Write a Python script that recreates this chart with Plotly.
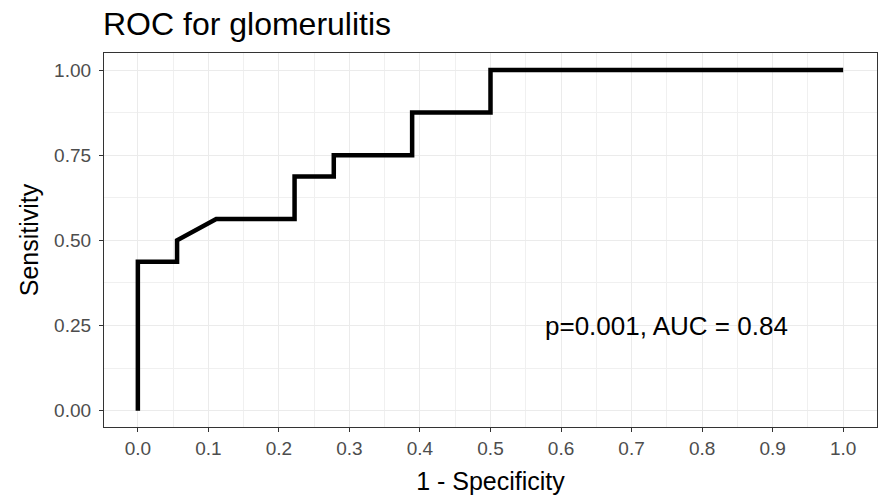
import plotly.graph_objects as go

# ROC curve points (1 - specificity, sensitivity)
fpr = [0.0, 0.0, 0.0556, 0.0556, 0.1111, 0.2222, 0.2222, 0.2778, 0.2778, 0.3889, 0.3889, 0.5, 0.5, 1.0]
tpr = [0.0, 0.4375, 0.4375, 0.5, 0.5625, 0.5625, 0.6875, 0.6875, 0.75, 0.75, 0.875, 0.875, 1.0, 1.0]

x_ticks = [0.0, 0.1, 0.2, 0.3, 0.4, 0.5, 0.6, 0.7, 0.8, 0.9, 1.0]
x_tick_labels = ["0.0", "0.1", "0.2", "0.3", "0.4", "0.5", "0.6", "0.7", "0.8", "0.9", "1.0"]
y_ticks = [0.0, 0.25, 0.5, 0.75, 1.0]
y_tick_labels = ["0.00", "0.25", "0.50", "0.75", "1.00"]

p_value = "0.001"
auc = 0.84

FONT = "Liberation Sans, Arial, sans-serif"

fig = go.Figure()
fig.add_trace(go.Scatter(
    x=fpr, y=tpr, mode="lines",
    line=dict(color="black", width=4.5),
    hoverinfo="skip", showlegend=False,
))

fig.add_annotation(
    x=0.75, y=0.25, xref="x", yref="y",
    text=f"p={p_value}, AUC = {auc:.2f}",
    showarrow=False, xanchor="center", yanchor="middle",
    font=dict(family=FONT, size=26, color="black"),
)

axis_common = dict(
    showline=True, linecolor="#333333", linewidth=1.2, mirror=True,
    ticks="outside", ticklen=4, tickcolor="#333333", tickwidth=1.2,
    showgrid=True, gridcolor="#EBEBEB", gridwidth=1.3,
    zeroline=False,
    tickfont=dict(family=FONT, size=19, color="#4D4D4D"),
)

fig.update_xaxes(
    range=[-0.048, 1.048], tickvals=x_ticks, ticktext=x_tick_labels,
    minor=dict(tickvals=[round(v + 0.05, 2) for v in x_ticks[:-1]],
               showgrid=True, gridcolor="#F0F0F0", gridwidth=0.9, ticks=""),
    title=dict(text="1 - Specificity", font=dict(family=FONT, size=25, color="black"), standoff=14),
    **axis_common,
)
fig.update_yaxes(
    range=[-0.048, 1.05], tickvals=y_ticks, ticktext=y_tick_labels,
    ticklabelstandoff=4,
    minor=dict(tickvals=[0.125, 0.375, 0.625, 0.875],
               showgrid=True, gridcolor="#F0F0F0", gridwidth=0.9, ticks=""),
    title=dict(text="Sensitivity", font=dict(family=FONT, size=25, color="black"), standoff=8),
    **axis_common,
)

fig.update_layout(
    width=880, height=495,
    margin=dict(l=104, r=3, t=53, b=68),
    paper_bgcolor="white", plot_bgcolor="white",
    title=dict(text="ROC for glomerulitis", x=103 / 880, xanchor="left",
               y=1 - 24 / 495, yanchor="middle",
               font=dict(family=FONT, size=32, color="black")),
)

fig.write_html("out.html")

**STATED EXERCISE:** With the pictures left out, restate word for word every line of the data above, from the first down to the line that contains "import plotly.graph_objects as go".

**FINAL ANSWER:**
Write a Python script that recreates this chart with Plotly.
import plotly.graph_objects as go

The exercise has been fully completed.